WHAT YOU ARE ASKED TO DO → Repeat the listing in full, exactly as it stands.
** start of STORED DATA **
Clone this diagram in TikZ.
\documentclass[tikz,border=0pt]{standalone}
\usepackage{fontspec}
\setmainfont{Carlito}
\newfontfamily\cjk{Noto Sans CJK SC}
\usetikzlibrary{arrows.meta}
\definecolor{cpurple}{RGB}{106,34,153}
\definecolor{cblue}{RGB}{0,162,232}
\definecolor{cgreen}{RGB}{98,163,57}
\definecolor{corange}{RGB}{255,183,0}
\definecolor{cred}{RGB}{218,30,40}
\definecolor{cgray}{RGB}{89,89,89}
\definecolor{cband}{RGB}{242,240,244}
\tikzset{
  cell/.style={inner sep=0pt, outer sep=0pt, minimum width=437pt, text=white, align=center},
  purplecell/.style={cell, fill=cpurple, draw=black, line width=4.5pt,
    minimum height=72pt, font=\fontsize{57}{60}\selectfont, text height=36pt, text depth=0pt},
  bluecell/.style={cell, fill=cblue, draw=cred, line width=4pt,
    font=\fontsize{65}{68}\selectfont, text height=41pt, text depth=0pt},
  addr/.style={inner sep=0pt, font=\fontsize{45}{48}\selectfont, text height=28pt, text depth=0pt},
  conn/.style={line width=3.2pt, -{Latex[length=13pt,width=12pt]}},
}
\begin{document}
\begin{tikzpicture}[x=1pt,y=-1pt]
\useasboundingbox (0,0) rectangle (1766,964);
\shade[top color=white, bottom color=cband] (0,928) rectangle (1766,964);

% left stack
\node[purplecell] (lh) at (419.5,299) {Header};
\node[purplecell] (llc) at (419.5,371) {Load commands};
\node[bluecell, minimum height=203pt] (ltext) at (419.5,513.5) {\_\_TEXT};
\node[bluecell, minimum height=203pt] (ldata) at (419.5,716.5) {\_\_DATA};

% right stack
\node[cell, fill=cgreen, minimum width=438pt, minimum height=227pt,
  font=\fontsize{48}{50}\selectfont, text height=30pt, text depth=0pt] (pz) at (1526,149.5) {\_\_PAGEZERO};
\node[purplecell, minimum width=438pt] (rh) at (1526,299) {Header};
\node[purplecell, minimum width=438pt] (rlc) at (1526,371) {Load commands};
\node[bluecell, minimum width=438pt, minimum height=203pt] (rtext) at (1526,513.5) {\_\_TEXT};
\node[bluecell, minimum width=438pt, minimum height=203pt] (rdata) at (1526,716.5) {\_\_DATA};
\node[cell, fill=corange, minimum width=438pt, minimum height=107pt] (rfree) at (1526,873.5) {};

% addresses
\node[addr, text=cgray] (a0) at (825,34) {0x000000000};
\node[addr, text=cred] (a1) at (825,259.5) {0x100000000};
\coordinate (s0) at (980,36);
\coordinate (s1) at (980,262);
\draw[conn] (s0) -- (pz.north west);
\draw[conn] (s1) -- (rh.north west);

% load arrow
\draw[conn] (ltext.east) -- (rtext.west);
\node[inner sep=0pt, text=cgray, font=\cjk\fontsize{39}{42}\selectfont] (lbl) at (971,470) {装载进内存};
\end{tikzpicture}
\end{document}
** end of STORED DATA **
OUTPUT FOR THIS TASK →
Clone this diagram in TikZ.
\documentclass[tikz,border=0pt]{standalone}
\usepackage{fontspec}
\setmainfont{Carlito}
\newfontfamily\cjk{Noto Sans CJK SC}
\usetikzlibrary{arrows.meta}
\definecolor{cpurple}{RGB}{106,34,153}
\definecolor{cblue}{RGB}{0,162,232}
\definecolor{cgreen}{RGB}{98,163,57}
\definecolor{corange}{RGB}{255,183,0}
\definecolor{cred}{RGB}{218,30,40}
\definecolor{cgray}{RGB}{89,89,89}
\definecolor{cband}{RGB}{242,240,244}
\tikzset{
  cell/.style={inner sep=0pt, outer sep=0pt, minimum width=437pt, text=white, align=center},
  purplecell/.style={cell, fill=cpurple, draw=black, line width=4.5pt,
    minimum height=72pt, font=\fontsize{57}{60}\selectfont, text height=36pt, text depth=0pt},
  bluecell/.style={cell, fill=cblue, draw=cred, line width=4pt,
    font=\fontsize{65}{68}\selectfont, text height=41pt, text depth=0pt},
  addr/.style={inner sep=0pt, font=\fontsize{45}{48}\selectfont, text height=28pt, text depth=0pt},
  conn/.style={line width=3.2pt, -{Latex[length=13pt,width=12pt]}},
}
\begin{document}
\begin{tikzpicture}[x=1pt,y=-1pt]
\useasboundingbox (0,0) rectangle (1766,964);
\shade[top color=white, bottom color=cband] (0,928) rectangle (1766,964);

% left stack
\node[purplecell] (lh) at (419.5,299) {Header};
\node[purplecell] (llc) at (419.5,371) {Load commands};
\node[bluecell, minimum height=203pt] (ltext) at (419.5,513.5) {\_\_TEXT};
\node[bluecell, minimum height=203pt] (ldata) at (419.5,716.5) {\_\_DATA};

% right stack
\node[cell, fill=cgreen, minimum width=438pt, minimum height=227pt,
  font=\fontsize{48}{50}\selectfont, text height=30pt, text depth=0pt] (pz) at (1526,149.5) {\_\_PAGEZERO};
\node[purplecell, minimum width=438pt] (rh) at (1526,299) {Header};
\node[purplecell, minimum width=438pt] (rlc) at (1526,371) {Load commands};
\node[bluecell, minimum width=438pt, minimum height=203pt] (rtext) at (1526,513.5) {\_\_TEXT};
\node[bluecell, minimum width=438pt, minimum height=203pt] (rdata) at (1526,716.5) {\_\_DATA};
\node[cell, fill=corange, minimum width=438pt, minimum height=107pt] (rfree) at (1526,873.5) {};

% addresses
\node[addr, text=cgray] (a0) at (825,34) {0x000000000};
\node[addr, text=cred] (a1) at (825,259.5) {0x100000000};
\coordinate (s0) at (980,36);
\coordinate (s1) at (980,262);
\draw[conn] (s0) -- (pz.north west);
\draw[conn] (s1) -- (rh.north west);

% load arrow
\draw[conn] (ltext.east) -- (rtext.west);
\node[inner sep=0pt, text=cgray, font=\cjk\fontsize{39}{42}\selectfont] (lbl) at (971,470) {装载进内存};
\end{tikzpicture}
\end{document}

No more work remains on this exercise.